The H200 configuration used in testing pairs the GPU with 1.5TB of host memory — a server configuration available in cloud environments but not a standard consumer workstation setup. The approach does require substantial CPU RAM to work at the largest scales, though the authors note that 1.5TB memory servers are increasingly accessible through major cloud providers.
What This Means for Accessibility and Research Economics
The practical implication of MegaTrain extends beyond raw throughput numbers. Training a 100B-parameter model today typically requires renting or owning a cluster of 32 to 64 high-end GPUs, coordinating distributed training across them, and managing the engineering complexity that entails. A single-GPU path to comparable scale — even at reduced speed — could meaningfully lower the barrier for academic researchers, smaller AI labs, and organisations that need to fine-tune or experiment with very large models without multi-GPU infrastructure.
Full-precision training, which MegaTrain specifically targets, is also significant. Much recent work on memory reduction has relied on lower-precision formats like bfloat16 or int8, which can introduce numerical instability or accuracy degradation in certain training scenarios.
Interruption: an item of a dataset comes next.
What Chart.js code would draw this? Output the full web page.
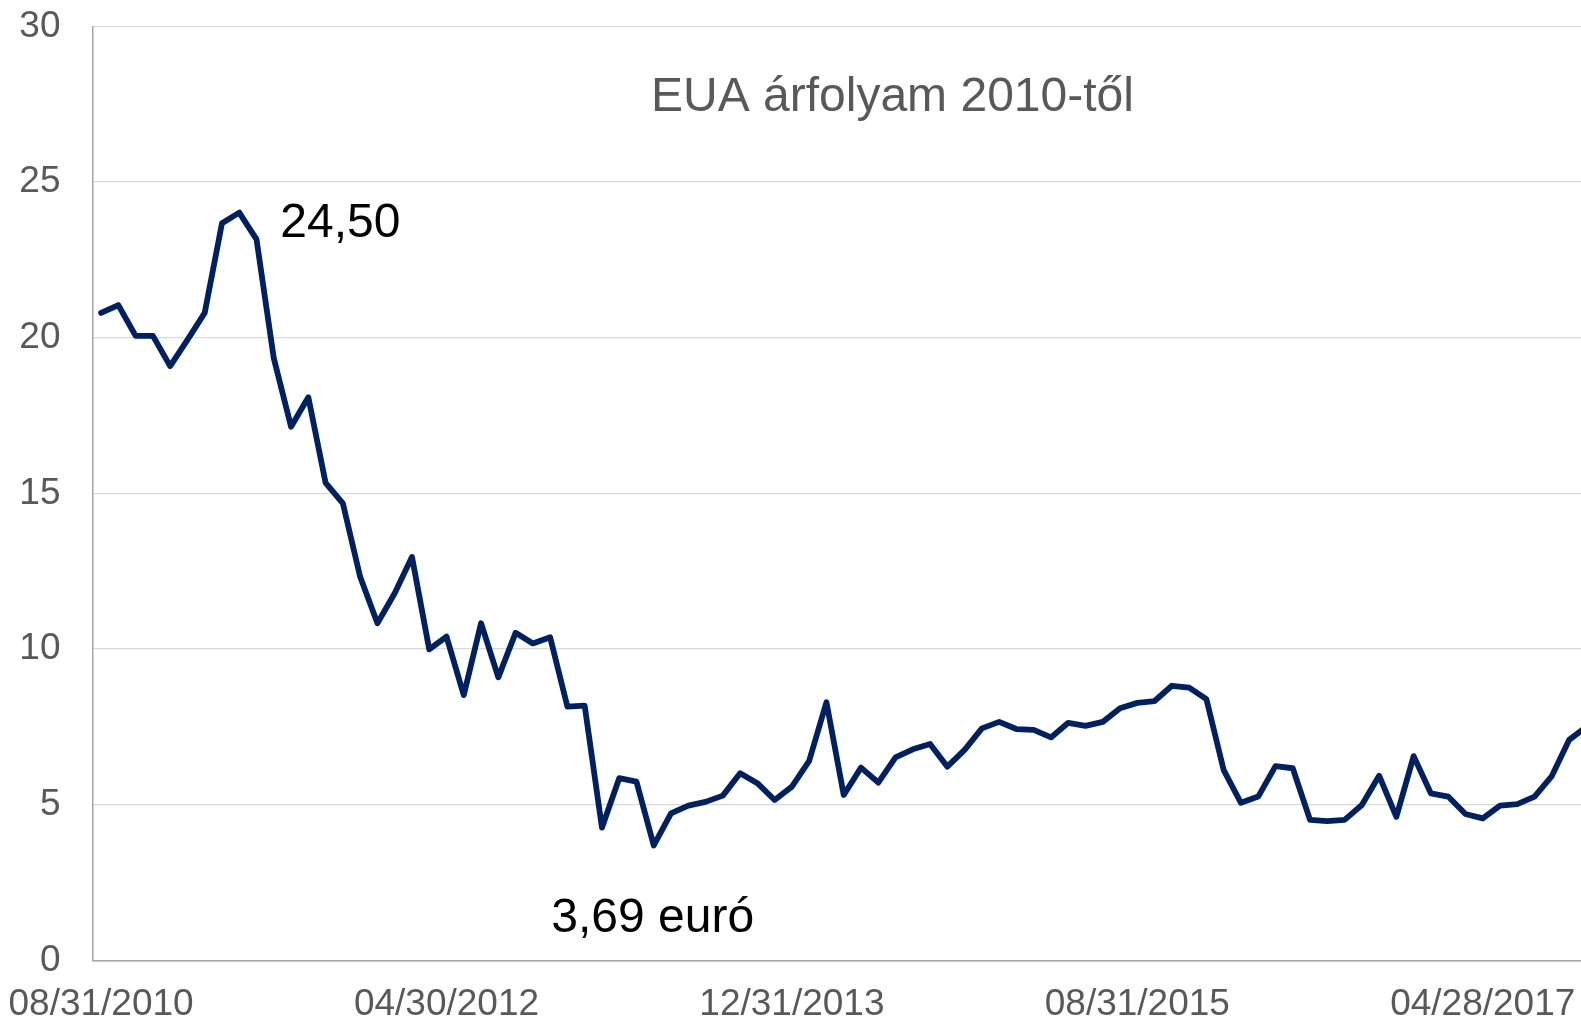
<!DOCTYPE html>
<html>
<head>
<meta charset="utf-8">
<title>EUA árfolyam 2010-től</title>
<script src="https://cdn.jsdelivr.net/npm/chart.js@4.4.1/dist/chart.umd.min.js"></script>
<style>
    html, body { margin: 0; padding: 0; background: #fff; overflow: hidden; }
    #wrap { position: relative; width: 1595px; height: 1023px; }
</style>
</head>
<body>
<div id="wrap"><canvas id="eua"></canvas></div>
<script>
// havi záróárak (EUA, euró)
const categories = [
    '08/31/2010', '09/30/2010', '10/31/2010', '11/30/2010', '12/31/2010',
    '01/31/2011', '02/28/2011', '03/31/2011', '04/30/2011', '05/31/2011', '06/30/2011',
    '07/31/2011', '08/31/2011', '09/30/2011', '10/31/2011', '11/30/2011', '12/31/2011',
    '01/31/2012', '02/29/2012', '03/31/2012', '04/30/2012', '05/31/2012', '06/30/2012',
    '07/31/2012', '08/31/2012', '09/30/2012', '10/31/2012', '11/30/2012', '12/31/2012',
    '01/31/2013', '02/28/2013', '03/31/2013', '04/30/2013', '05/31/2013', '06/30/2013',
    '07/31/2013', '08/31/2013', '09/30/2013', '10/31/2013', '11/30/2013', '12/31/2013',
    '01/31/2014', '02/28/2014', '03/31/2014', '04/30/2014', '05/31/2014', '06/30/2014',
    '07/31/2014', '08/31/2014', '09/30/2014', '10/31/2014', '11/30/2014', '12/31/2014',
    '01/31/2015', '02/28/2015', '03/31/2015', '04/30/2015', '05/31/2015', '06/30/2015',
    '07/31/2015', '08/31/2015', '09/30/2015', '10/31/2015', '11/30/2015', '12/31/2015',
    '01/31/2016', '02/29/2016', '03/31/2016', '04/30/2016', '05/31/2016', '06/30/2016',
    '07/31/2016', '08/31/2016', '09/30/2016', '10/31/2016', '11/30/2016', '12/31/2016',
    '01/31/2017', '02/28/2017', '03/31/2017', '04/28/2017', '05/31/2017', '06/30/2017',
    '07/31/2017', '08/31/2017', '09/30/2017', '10/31/2017'
];

const euaPrices = [
    20.80, 21.05, 20.06, 20.06, 19.09,
    19.93, 20.80, 23.68, 24.02, 23.16, 19.34,
    17.14, 18.09, 15.34, 14.68, 12.32, 10.83,
    11.79, 12.96, 9.99, 10.40, 8.52, 10.83,
    9.09, 10.52, 10.18, 10.38, 8.15, 8.18,
    4.26, 5.85, 5.74, 3.69, 4.72, 4.97,
    5.09, 5.29, 6.01, 5.69, 5.15, 5.58,
    6.41, 8.29, 5.31, 6.19, 5.71, 6.52,
    6.78, 6.95, 6.22, 6.76, 7.45, 7.66,
    7.43, 7.40, 7.16, 7.63, 7.53, 7.66,
    8.10, 8.27, 8.33, 8.82, 8.76, 8.39,
    6.11, 5.06, 5.26, 6.24, 6.17, 4.51,
    4.47, 4.51, 4.99, 5.93, 4.61, 6.56,
    5.36, 5.26, 4.70, 4.56, 4.97, 5.02,
    5.26, 5.92, 7.08, 7.50
];

const tickLabels = ['08/31/2010', '04/30/2012', '12/31/2013', '08/31/2015', '04/28/2017'];
const yMin = 0;
const yMax = 30;
const yStep = 5;

const chartTitle = 'EUA árfolyam 2010-től';
const maxNote = '24,50';
const minNote = '3,69 euró';

const FONT = "'Liberation Sans', Arial, sans-serif";
const GREY = '#595959';
const AXIS = '#a6a6a6';

// szövegek: cím + a csúcs / mélypont felirata
const notesPlugin = {
    id: 'notes',
    afterDatasetsDraw(chart) {
        const { ctx, chartArea } = chart;
        const meta = chart.getDatasetMeta(0);
        const peak = meta.data[euaPrices.indexOf(Math.max(...euaPrices))];
        const low = meta.data[euaPrices.indexOf(Math.min(...euaPrices))];

        ctx.save();
        ctx.font = `48px ${FONT}`;
        ctx.textBaseline = 'alphabetic';

        ctx.fillStyle = GREY;
        ctx.textAlign = 'center';
        ctx.fillText(chartTitle, chartArea.left + 800, chartArea.top + 84);

        ctx.fillStyle = '#000';
        ctx.textAlign = 'left';
        ctx.fillText(maxNote, peak.x + 41, peak.y + 24);

        ctx.textAlign = 'center';
        ctx.fillText(minNote, low.x - 1, low.y + 87);
        ctx.restore();
    }
};

new Chart(document.getElementById('eua'), {
    type: 'line',
    data: {
        labels: categories,
        datasets: [{
            label: 'EUA',
            data: euaPrices,
            borderColor: '#002060',
            borderWidth: 5.8,
            borderJoinStyle: 'round',
            borderCapStyle: 'round',
            pointRadius: 0,
            tension: 0,
            fill: false
        }]
    },
    options: {
        responsive: true,
        maintainAspectRatio: false,
        animation: false,
        layout: {
            padding: { left: 19.3, top: 26.5, right: 0, bottom: 0 }
        },
        plugins: {
            legend: { display: false },
            title: { display: false },
            tooltip: { enabled: false }
        },
        scales: {
            x: {
                type: 'category',
                offset: true,
                // a tick-hossz adja a címkék távolságát, maga a jel láthatatlan
                grid: { display: true, drawOnChartArea: false, drawTicks: true, tickLength: 25.7, color: 'rgba(0,0,0,0)', tickColor: 'rgba(0,0,0,0)' },
                border: { display: true, color: AXIS, width: 1.5 },
                ticks: {
                    autoSkip: false,
                    maxRotation: 0,
                    minRotation: 0,
                    padding: 0,
                    color: GREY,
                    font: { family: FONT, size: 37, lineHeight: 1 },
                    callback(value) {
                        const lab = this.getLabelForValue(value);
                        return tickLabels.includes(lab) ? lab : '';
                    }
                }
            },
            y: {
                min: yMin,
                max: yMax,
                grid: { color: '#d9d9d9', lineWidth: 1.3, drawTicks: true, tickLength: 32, tickColor: 'rgba(0,0,0,0)' },
                border: { display: true, color: AXIS, width: 1.5 },
                ticks: {
                    stepSize: yStep,
                    padding: 0,
                    color: GREY,
                    font: { family: FONT, size: 37 }
                }
            }
        }
    },
    plugins: [notesPlugin]
});
</script>
</body>
</html>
Maintaining full 32-bit floating point precision throughout training is preferred for research reproducibility and some fine-tuning applications, but has until now been essentially impractical at 100B+ scale on single-device hardware.
The paper does not address training speed at the very largest scales relative to multi-GPU clusters; a 120B-parameter model on one GPU will train far more slowly than the same model distributed across 64 GPUs, regardless of throughput efficiency gains over ZeRO-3. MegaTrain positions itself as a solution for accessibility and research flexibility, not as a replacement for production-scale training infrastructure.
The work was posted to the ArXiv CS.CL preprint server in April 2025 and has not yet undergone peer review.
What This Means
If MegaTrain's results hold up to independent scrutiny, it offers researchers and smaller organisations a credible path to training and experimenting with frontier-scale language models on a single server — significantly reducing both the cost and the infrastructure complexity that has concentrated large-model research among a handful of well-resourced institutions.